His poetry is bad. Real bad. The fact that it's so popular is probably a better argument for being a whiny misanthropic fag than anything he ever had to say about it.

>> No.3576309

>>3576296

Fair enough. I see what you mean, and those three authors you list are definitely similarly misanthropic. Difference for me lies in their intellectualism, which you rightly cite. What I think each of those authors lack and what is so inherent in Bukowski's writing is the kind of instinctive poeticism of his depictions and complaints. I feel that he has a knack for describing very difficult, complex things in very simple terms. I don't think his ideas are simple, just that his expression is. And I think that's partly what makes him such a genius.

I am actually a fan of the three authors you list, especially Houellebecq, but find their high-art sensibilities (or ironic distance, in the case of Houellebecq) to detract from the emotion and power of their complaints. With Bukowski I feel that he is speaking from his heart, from an emotional place, while the others I see as speaking more cerebrally about the issues.

But it seems that what you like more about those guys is what I like less. That's cool.

>> No.3576337

Decent novelist, bad poet, awful pundit.

>> No.3576349

>>3576309

I see where you're coming from. Their loftiness can undermine their argument at times, I agree, but I consider (what may appear to be) arrogance the necessary cost of their ambition. I agree about the "instinctive poeticism" of Bukowski, but I'm not as enthralled by intuition as I am by reflection - but that's a personal preference.
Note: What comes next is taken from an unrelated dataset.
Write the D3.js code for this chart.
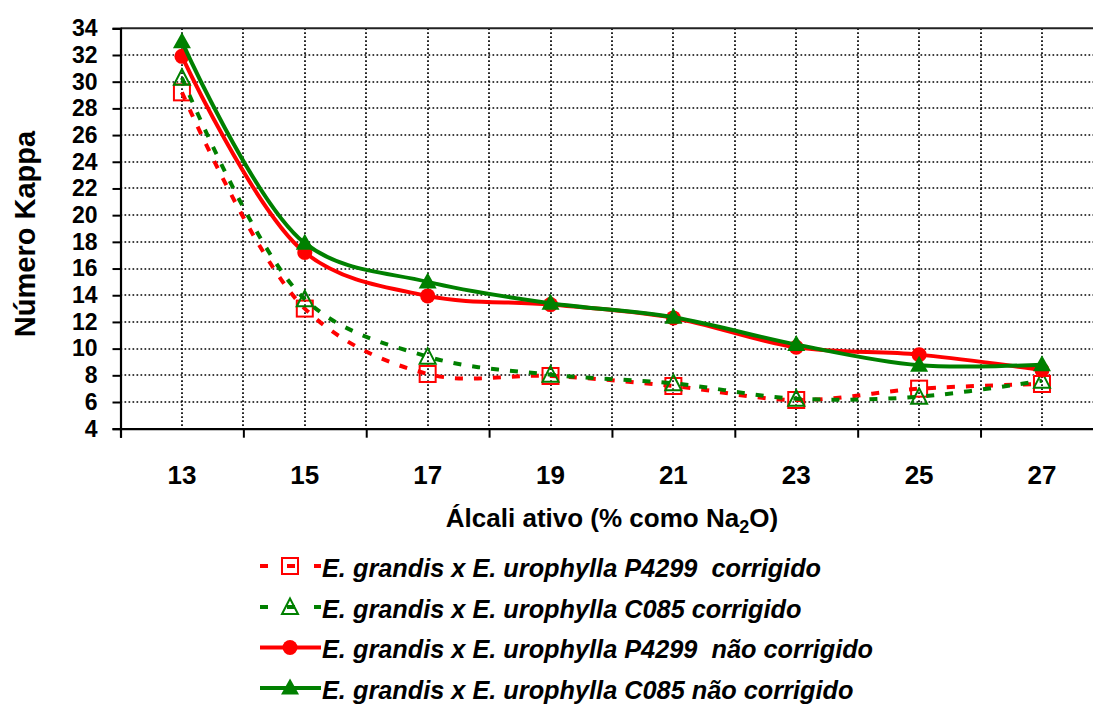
<!DOCTYPE html>
<html>
<head>
<meta charset="utf-8">
<script src="https://cdn.jsdelivr.net/npm/d3@7"></script>
<style>
  html, body { margin: 0; padding: 0; background: #fff; }
  svg { display: block; font-family: "Liberation Sans", Arial, sans-serif; }
</style>
</head>
<body>
<svg id="chart" width="1093" height="705"></svg>
<script>
// Kappa number vs. active alkali charge
const alkali = [13, 15, 17, 19, 21, 23, 25, 27];
const p4299Corrigido = [29.2, 13.0, 8.1, 7.95, 7.2, 6.15, 7.0, 7.35];
const c085Corrigido = [30.3, 13.7, 9.4, 8.05, 7.4, 6.25, 6.4, 7.6];
const p4299NaoCorrigido = [31.9, 17.2, 13.95, 13.3, 12.3, 10.1, 9.55, 8.4];
const c085NaoCorrigido = [33.0, 17.9, 15.0, 13.4, 12.35, 10.3, 8.75, 8.8];
const yTicks = [4, 6, 8, 10, 12, 14, 16, 18, 20, 22, 24, 26, 28, 30, 32, 34];
const seriesNames = [
  "E. grandis x E. urophylla P4299  corrigido",
  "E. grandis x E. urophylla C085 corrigido",
  "E. grandis x E. urophylla P4299  não corrigido",
  "E. grandis x E. urophylla C085 não corrigido"
];

const RED = "#ff0000", GREEN = "#008000";
const series = [
  { name: seriesNames[0], values: p4299Corrigido, color: RED, dashed: true, marker: "square" },
  { name: seriesNames[1], values: c085Corrigido, color: GREEN, dashed: true, marker: "openTriangle" },
  { name: seriesNames[2], values: p4299NaoCorrigido, color: RED, dashed: false, marker: "circle" },
  { name: seriesNames[3], values: c085NaoCorrigido, color: GREEN, dashed: false, marker: "triangle" }
];

const svg = d3.select("#chart");
const plot = { left: 120.5, top: 28.3, right: 1103.4, bottom: 428.7 };

const x = d3.scaleLinear().domain([12, 28]).range([plot.left, plot.right]);
const y = d3.scaleLinear().domain([4, 34]).range([plot.bottom, plot.top]);

// dotted grid
const grid = svg.append("g").attr("stroke", "#000").attr("stroke-width", 1.7)
  .attr("stroke-dasharray", "1.7,2.3");
grid.selectAll(".h").data(yTicks.filter(t => t > 4 && t < 34)).join("line")
  .attr("x1", plot.left).attr("x2", plot.right)
  .attr("y1", d => Math.round(y(d))).attr("y2", d => Math.round(y(d)));
grid.selectAll(".v").data(d3.range(13, 28)).join("line")
  .attr("y1", plot.top).attr("y2", plot.bottom)
  .attr("x1", d => Math.round(x(d))).attr("x2", d => Math.round(x(d)));

// frame: top border
svg.append("line").attr("x1", plot.left).attr("x2", plot.right)
  .attr("y1", plot.top).attr("y2", plot.top)
  .attr("stroke", "#222").attr("stroke-width", 2);

// y axis
const yAxis = d3.axisLeft(y).tickValues(yTicks).tickSize(8).tickPadding(15);
const gy = svg.append("g").attr("transform", `translate(${plot.left},0)`).call(yAxis);
gy.select(".domain").attr("stroke", "#000").attr("stroke-width", 2.2);
gy.selectAll(".tick line").attr("stroke", "#000").attr("stroke-width", 2);
gy.selectAll(".tick text").attr("font-size", 23).attr("font-weight", "bold")
  .attr("fill", "#000").attr("font-family", "Liberation Sans, Arial, sans-serif");

// x axis: tick marks on even boundaries, labels at odd category centres
const xAxis = d3.axisBottom(x).tickValues(d3.range(12, 29, 2)).tickSize(9).tickFormat("");
const gx = svg.append("g").attr("transform", `translate(0,${plot.bottom})`).call(xAxis);
gx.select(".domain").attr("stroke", "#000").attr("stroke-width", 2.2);
gx.selectAll(".tick line").attr("stroke", "#000").attr("stroke-width", 2);
svg.append("g").selectAll("text").data(alkali).join("text")
  .attr("x", d => x(d)).attr("y", 484)
  .attr("text-anchor", "middle").attr("font-size", 26).attr("font-weight", "bold")
  .text(d => d);

// axis titles
svg.append("text")
  .attr("transform", `translate(35,234) rotate(-90)`)
  .attr("text-anchor", "middle").attr("font-size", 29).attr("font-weight", "bold")
  .text("Número Kappa");

const xt = svg.append("text")
  .attr("x", (plot.left + plot.right) / 2).attr("y", 527)
  .attr("text-anchor", "middle").attr("font-size", 26).attr("font-weight", "bold");
xt.append("tspan").text("Álcali ativo (% como Na");
xt.append("tspan").attr("font-size", 18).attr("dy", 6).text("2");
xt.append("tspan").attr("dy", -6).text("O)");

// markers
function drawMarker(g, type, color, cx, cy) {
  if (type === "square") {
    g.append("rect").attr("x", cx - 8).attr("y", cy - 8).attr("width", 16).attr("height", 16)
      .attr("fill", "none").attr("stroke", color).attr("stroke-width", 2);
  } else if (type === "openTriangle") {
    g.append("path").attr("d", `M${cx},${cy - 8.5}L${cx + 8},${cy + 7}L${cx - 8},${cy + 7}Z`)
      .attr("fill", "none").attr("stroke", color).attr("stroke-width", 2);
  } else if (type === "circle") {
    g.append("circle").attr("cx", cx).attr("cy", cy).attr("r", 7.5).attr("fill", color);
  } else {
    g.append("path").attr("d", `M${cx},${cy - 9.5}L${cx + 9},${cy + 6.5}L${cx - 9},${cy + 6.5}Z`)
      .attr("fill", color);
  }
}

const line = d3.line()
  .x((d, i) => x(alkali[i]))
  .y(d => y(d))
  .curve(d3.curveCatmullRom.alpha(0.5));

series.forEach(s => {
  const g = svg.append("g");
  g.append("path").attr("d", line(s.values))
    .attr("fill", "none").attr("stroke", s.color)
    .attr("stroke-width", 4)
    .attr("stroke-dasharray", s.dashed ? "8,11" : null)
    .attr("stroke-linejoin", "round");
  s.values.forEach((v, i) => drawMarker(g, s.marker, s.color, x(alkali[i]), y(v)));
});

// legend
const legend = svg.append("g");
const legendRowY = [566, 607, 647.5, 688];
series.forEach((s, i) => {
  const ly = legendRowY[i];
  const g = legend.append("g");
  g.append("line").attr("x1", 260).attr("x2", 321).attr("y1", ly).attr("y2", ly)
    .attr("stroke", s.color).attr("stroke-width", 4)
    .attr("stroke-dasharray", s.dashed ? "8,19" : null);
  drawMarker(g, s.marker, s.color, 290, ly);
  g.append("text").attr("x", 322).attr("y", ly + 10.5)
    .attr("font-size", 25.3).attr("font-weight", "bold").attr("font-style", "italic")
    .attr("xml:space", "preserve").style("white-space", "pre")
    .text(s.name);
});
</script>
</body>
</html>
Respectful disagreement, now that's something new. Cool indeed.

>> No.3576352

Cool guy.

I did a post on my blog about Ham and Rye that I want to share if anyone ask

>> No.3576430

>>3576309
"Bukowski is a Whitman's kind of misanthrope."

>> No.3576438

Wow she must be real open minded in the sack

>> No.3576440
File: 25 KB, 300x223, little kid.jpg [View same] [iqdb] [saucenao] [google]
3576440

>>3576438
"First I would have corn-holed her, then I would have eaten her pussy, then I would fuck her between the tits and then I would force her to give me a blow job."

>> No.3577325

If I had to read one of his works, which one should it be?

>> No.3577455

>>3577325
Last Night of The Earth Poems
Or
Ham on Rye (that and Post Office are his most famous) it's a shame he's dead now.